PANDAS ARE slow, lazy creatures, happy to spend their days munching bamboo.
Meath-based Panda Waste has displayed no such signs of sluggishness in recent years as it sought out territories that it could devour.
On Wednesday, the company, which is controlled by Eamon Waters, announced that it would start collecting waste in the Dublin City area in the coming weeks.
The move follows last month's failed attempt by Dublin City Council to secure a High Court injunction stopping Panda operating in the local authority's administrative area.
Panda will become the only private operator working in all four Dublin local authority areas.

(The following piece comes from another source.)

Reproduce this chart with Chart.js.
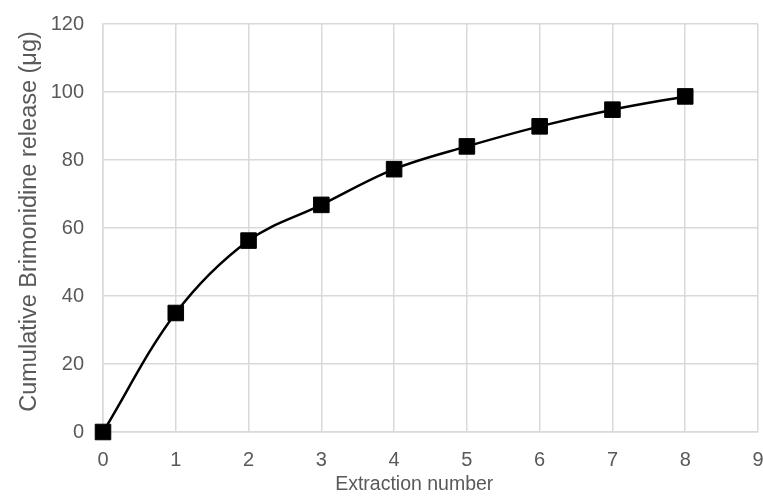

Panda's aggressive expansion hasn't gone unnoticed, with larger rival Greenstar, which is owned by energy and utilities group NTR, in advanced negotiations to buy the business.
Panda has said it would be "premature" to presume that it will be sold to Greenstar and that all options were being explored by the company.
Waters is understood to be holding out for €65 million for the entire company. This seems a hefty figure given that Panda's 2006 accounts show it made a pretax of €3.4 million, although this figure should have risen last year.
As with any large takeover, the devil is in the detail. It is believed that the two groups are negotiating hard over which side will shoulder Panda's debt in the event of a sale of the whole business.
Sources have suggested to us that Panda's debts could be as high as €35 million.
Greenstar is a corporate takeover veteran, having acquired 13 businesses over the past eight years, and will drive a hard deal.
Waters might have to accept a lower figure, although he will still scoop a tidy sum. As they used to say in the north of England - where there's muck, there's brass.